Nestlé exploite les travailleur·euse·s. Même ses propres travailleur·euse·s. En 2003, des ouvrièr·e·s de la filiale Cirolac en Colombie ont été menacé·e·s et contraint·e·s de démissionner lors d’un conflit du travail. Les autorités colombiennes se sont rangées du côté de Nestlé. Selon l’ONG Groupe de travail Suisse-Colombie, cela n’a rien d’étonnant ; deux cadres supérieurs occupaient des positions décisives au sein de l’administration. Si les travailleur·euse·s* se défendent et entrent en conflit de travail ouvert* avec Nestlé, illes se sont mis·e·s à dos un ennemi puissant : dans l’exploitation et l’oppression de ses travailleur·euse·s, tous les moyens sont bons pour Nestlé, de l’espionnage systématique par du personnel de sécurité privé aux menaces, en passant par la torture et le meurtre de syndicalistes – l’hebdomadaire suisse-allemand WOZ a publié toute une série d’articles sur la persécution systématique des syndicalistes par Nestlé. Le syndicaliste colombien Luciano Romero a été torturé à mort de cinquante coups de couteau quelques jours seulement avant le procès au cours duquel il aurait dû témoigner contre Nestlé. Que la terre lui soit légère.

Nestlé tue. De la présence de plomb dans les pâtes Maggi en 2015 à – attention – un autre scandale de lait en poudre contaminé pour les enfants en bas âge en 2008 en Chine, à la suite duquel 300’000 enfants ont été hospitalisé·e·s pour des maladies rénales, dont six sont morts.

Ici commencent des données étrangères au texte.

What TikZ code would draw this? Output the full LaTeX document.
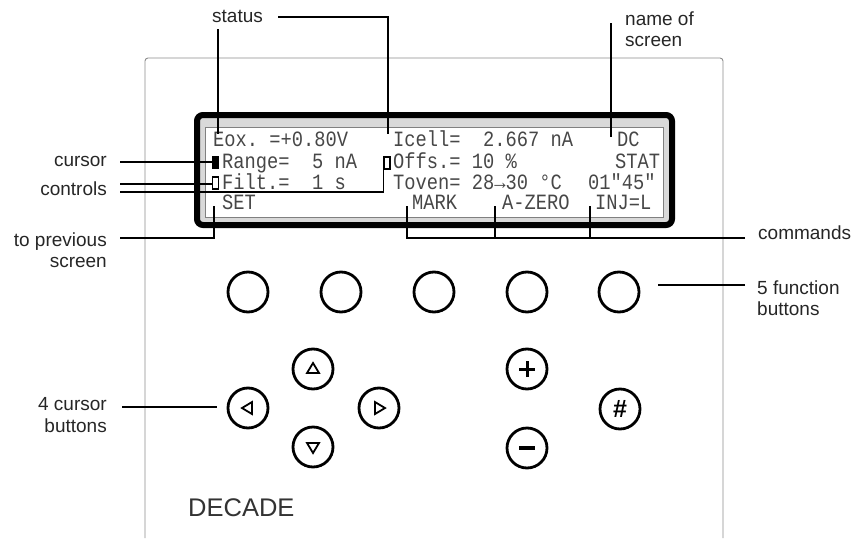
\documentclass[tikz,border=0pt]{standalone}
\usepackage{fontspec}
\setmainfont{Liberation Sans}
\newfontfamily\lcdfont{Liberation Mono}[FakeStretch=0.86]
\usetikzlibrary{positioning,calc}

\begin{document}
\begin{tikzpicture}[x=1pt, y=-1pt,
  lbl/.style={font=\fontsize{19}{21.5}\selectfont, text=black!85, inner sep=0pt},
  lcd/.style={font=\lcdfont\fontsize{21.8}{22}\selectfont, text=black!72, inner sep=0pt, anchor=base west},
  leader/.style={line width=1.6pt},
  btn/.style={circle, draw, line width=2.8pt, minimum size=40pt, inner sep=0pt},
  ctlbox/.style={draw, line width=1.2pt, minimum width=6pt, minimum height=12pt, inner sep=0pt},
]
  \useasboundingbox (0,0) rectangle (859,538);

  % --- Frontplaat ---
  \draw[black!45, line width=0.9pt, rounded corners=3pt] (145,538) |- (723,58) -- (723,538);

  % --- Display ---
  \draw[line width=6pt, rounded corners=6pt, fill=black!15] (197,115) rectangle (672,225);
  \draw[black!50, line width=0.7pt, fill=white] (205,127) rectangle (663,217);

  % --- Regel 1 ---
  \node[lcd] (eox) at (213,146) {Eox.~=+0.80V};
  \node[lcd] (icell) at (393,146) {Icell=~~2.667~nA};
  \node[lcd] (dc) at (617,146) {DC};

  % --- Regel 2 ---
  \node[fill, minimum width=7pt, minimum height=13pt, inner sep=0pt] (curblk) at (215.5,162) {};
  \node[lcd] (range) at (222,168) {Range=~~5~nA};
  \node[ctlbox] (offsbox) at (387,163) {};
  \node[lcd] (offs) at (393,168) {Offs.=~10~\%};
  \node[lcd] (stat) at (615,168) {STAT};

  % --- Regel 3 ---
  \node[ctlbox] (filtbox) at (215.5,183) {};
  \node[lcd] (filt) at (222,189) {Filt.=~~1~s};
  \node[lcd] (toven) at (393,189) {Toven=~28→30~°C};
  \node[lcd] (timer) at (588,189) {01"45"};

  % --- Regel 4: commando's ---
  \node[lcd] (set) at (222,209) {SET};
  \node[lcd] (mark) at (412,209) {MARK};
  \node[lcd] (azero) at (502,209) {A-ZERO};
  \node[lcd] (inj) at (595,209) {INJ=L};

  % --- Punten waar de lijnen eindigen ---
  \coordinate (eoxtip) at ([xshift=5pt,yshift=12pt]eox.base west);
  \coordinate (icelltip) at ([xshift=-5pt,yshift=12pt]icell.base west);
  \coordinate (dctip) at ([xshift=-6pt,yshift=9pt]dc.base west);
  \coordinate (settip) at ([xshift=-8pt,yshift=3pt]set.base west);
  \coordinate (marktip) at ([xshift=-5pt,yshift=3pt]mark.base west);
  \coordinate (azerotip) at ([xshift=-7pt,yshift=3pt]azero.base west);
  \coordinate (injtip) at ([xshift=-5pt,yshift=3pt]inj.base west);

  % --- Functietoetsen ---
  \node[btn] (fb1) at (248,292) {};
  \node[btn] (fb2) at (341,292) {};
  \node[btn] (fb3) at (434,292) {};
  \node[btn] (fb4) at (527,292) {};
  \node[btn] (fb5) at (619,292) {};

  % --- Cursortoetsen ---
  \node[btn] (cup) at (313,369) {};
  \node[btn] (cleft) at (248,408) {};
  \node[btn] (cright) at (379,408) {};
  \node[btn] (cdown) at (313,447) {};
  \draw[line width=1.8pt] ([shift={(-6,4)}]cup.center) -- ++(12,0) -- ++(-6,-10) -- cycle;
  \draw[line width=1.8pt] ([shift={(-6,-4)}]cdown.center) -- ++(12,0) -- ++(-6,10) -- cycle;
  \draw[line width=1.8pt] ([shift={(4,-6)}]cleft.center) -- ++(0,12) -- ++(-10,-6) -- cycle;
  \draw[line width=1.8pt] ([shift={(-4,-6)}]cright.center) -- ++(0,12) -- ++(10,-6) -- cycle;

  % --- Plus, min en # ---
  \node[btn] (plus) at (527,369) {};
  \node[btn] (minus) at (527,448) {};
  \node[btn, font=\bfseries\fontsize{25}{25}\selectfont] (hash) at (620,409) {\#};
  \draw[line width=3pt] ([xshift=-8pt]plus.center) -- ([xshift=8pt]plus.center);
  \draw[line width=3pt] ([yshift=-8pt]plus.center) -- ([yshift=8pt]plus.center);
  \draw[line width=3.5pt] ([xshift=-8pt]minus.center) -- ([xshift=8pt]minus.center);

  \node[font=\fontsize{25.5}{25.5}\selectfont, text=black!80, anchor=base west, inner sep=0pt] (brand) at (188,516) {DECADE};

  % --- Labels ---
  \node[lbl, anchor=base west] (status) at (212,23) {status};
  \node[lbl, anchor=west, align=left] (scrname) at (625,29) {name of\\screen};
  \node[lbl, anchor=base east] (cursorlbl) at (107,166) {cursor};
  \node[lbl, anchor=base east] (ctrllbl) at (107,195) {controls};
  \node[lbl, anchor=east, align=right] (prevlbl) at (107,250) {to previous\\screen};
  \node[lbl, anchor=base west] (cmdlbl) at (758,239) {commands};
  \node[lbl, anchor=west, align=left] (fnlbl) at (757,298) {5 function\\buttons};
  \node[lbl, anchor=east, align=right] (curlbl) at (107,415) {4 cursor\\buttons};

  % --- Lijnen ---
  \coordinate (statA) at (218,29);
  \coordinate (scrA) at (611,23);
  \coordinate (ctrlA) at (120,184);
  \coordinate (ctrlB) at (120,192);
  \coordinate (prevA) at (120,238);
  \coordinate (cmdA) at (745,238);
  \coordinate (fnA) at (745,285);
  \coordinate (fnB) at (658,285);
  \coordinate (curA) at (122,407);
  \coordinate (curB) at (217,407);

  \draw[leader] (statA) -- (eoxtip);
  \draw[leader] ([xshift=15pt]status.east) -| (icelltip);
  \draw[leader] (scrA) -- (dctip);
  \draw[leader] ([xshift=13pt]cursorlbl.east |- curblk.west) -- (curblk.west);
  \draw[leader] (ctrlA) -- (ctrlA -| filtbox.west);
  \draw[leader] (ctrlB) -| (offsbox.south west);
  \draw[leader] (prevA) -| (settip);
  \draw[leader] (cmdA) -- (cmdA -| marktip) -- (marktip);
  \draw[leader] (cmdA -| azerotip) -- (azerotip);
  \draw[leader] (cmdA -| injtip) -- (injtip);
  \draw[leader] (fnA) -- (fnB);
  \draw[leader] (curA) -- (curB);

\end{tikzpicture}
\end{document}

Tout cela, les campagnes mensongères de greenwashing, les produits qui rendent malade, la monopolisation de divers marchés et la vente de produits surtaxés, mais vitaux, la thésaurisation, la capitalisation et la privatisation des moyens de subsistance, l’exploitation de la nature et de l’environnement, la création de montagnes de déchets, l’exploitation des travailleur·euse·s, la répression violente des luttes syndicales – tout cela, c’est Nestlé. C’est ce que représente Nestlé. Nestlé exploite. Nestlé tue. Pour le profit.

Le glossaire :

– Subventionner : encourager et soutenir par des fonds publics ou l’argent des contribuables.

– Position de monopole : lorsqu’il n’y a qu’un seul fournisseur d’une marchandise donnée sur un marché, ce fournisseur détient le monopole et peut, en l’absence d’intervention de l’État, déterminer librement les conditions de vente de cette marchandise – et donc fixer des prix absurdement élevés.

– Légitimer : déclarer comme légitime

– Greenwashing : terme critique pour désigner la stratégie d’entreprises qui tentent de se construire une image écologique et durable par le biais de la communication, alors qu’ils ne sont pas si écologiques que cela dans la réalité.

– Filiale : entreprise qui ne travaille pas pour elle-même mais qui est sous la direction d’un groupe plus grand (la société mère) et qui lui est subordonnée.

– Conflit social : conflit entre l’employeur·e et les travailleur·euse·s, dans lequel les travailleur·euse·s exigent de meilleures conditions de travail par le biais de mesures de lutte telles que la grève. Les conflits du travail sont souvent menés avec le soutien des syndicats, c’est-à-dire des groupes d’intérêts des travailleurs.

– Capitalisation : Gagner le plus d’argent possible sur une situation.

– Privatiser : transférer une entreprise publique ou un bien public en propriété privée, de sorte que ce ne soit pas le public ou la population qui puisse en décider, mais les propriétaires.